I had better make it clear that davebee's solution fails in the third line, i.e. the second subtraction. Oh, and Ratch, your two published solutions also fall at the same hurdle. Sorry. But perhaps I've now given too much away?
studiot, I don't understand what you are saying. Could you go through one of our faulty solutions point by point so we can understand? Ratch
OK we are dividing a six digit number ABCDEF by a three digit number, GHI to get a quotient JKL We are told J=7 Proceeding throught the long division: GHI into ABC won't go so bring down D and move one place right. GHI into ABCD goes 7 times. We are told the product 7 times GHI is only three digits ie not more than than 999. If G is 2 or greater then the product would have four digits. So G=1 This also tells us that A = 1 since the maximum product 1HI times 7HL is 199 times 799 = 159001 and we don't show leading zeros. So place 7 times 1HI under the 1BCDEF and do the subtraction. We are told this results in a two digit remainder so bring down E to make three digits. We are told this is not divisible by 1HI. (Davebee's solution would make it divisible 6 times.) So we place a zero in the quotient to note this fact This means K=0 Then we bring down the last digit, L to make a four digit number. We are told that 1HI divides this exactly with no remainder so this four digit number is equal to L times 1HI. This should tell us something about L????? You can't bring down two digits at a time, without placing the all important zero in the quotient, by the rules of long division.
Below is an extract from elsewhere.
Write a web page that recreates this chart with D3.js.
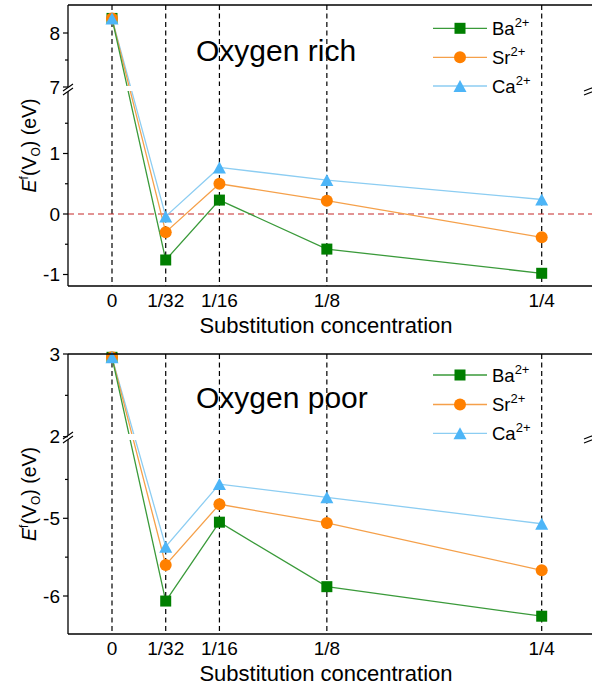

Does this help?
studiot, Let's take the last solution of the series 100584/132 = 762 . So then we have 1005 - 7*132 = 81 . bringing down the E = 8 gives 818, right? Wait a minute. Why or where does it say that particular partial division cannot have zero for a remainder? "6" appears a valid number as far as I can see. I observe no violation of the rules here. Anyway, I looked over my computer generated solutions and the only one with a zero for the second digit of the quotient is 100536/142 = 708 . It is the 124th solution of the series. Ratch
Because your calculation would look like my attachment. This is not the pattern in the original, which has four digits in the second subtraction and concludes there. And yes I've put the quotient on top rather than to the right.
Finally I get it - you need the zero in the quotient in order to allow pulling down both remaining digits in one operation... thanks for the puzzle!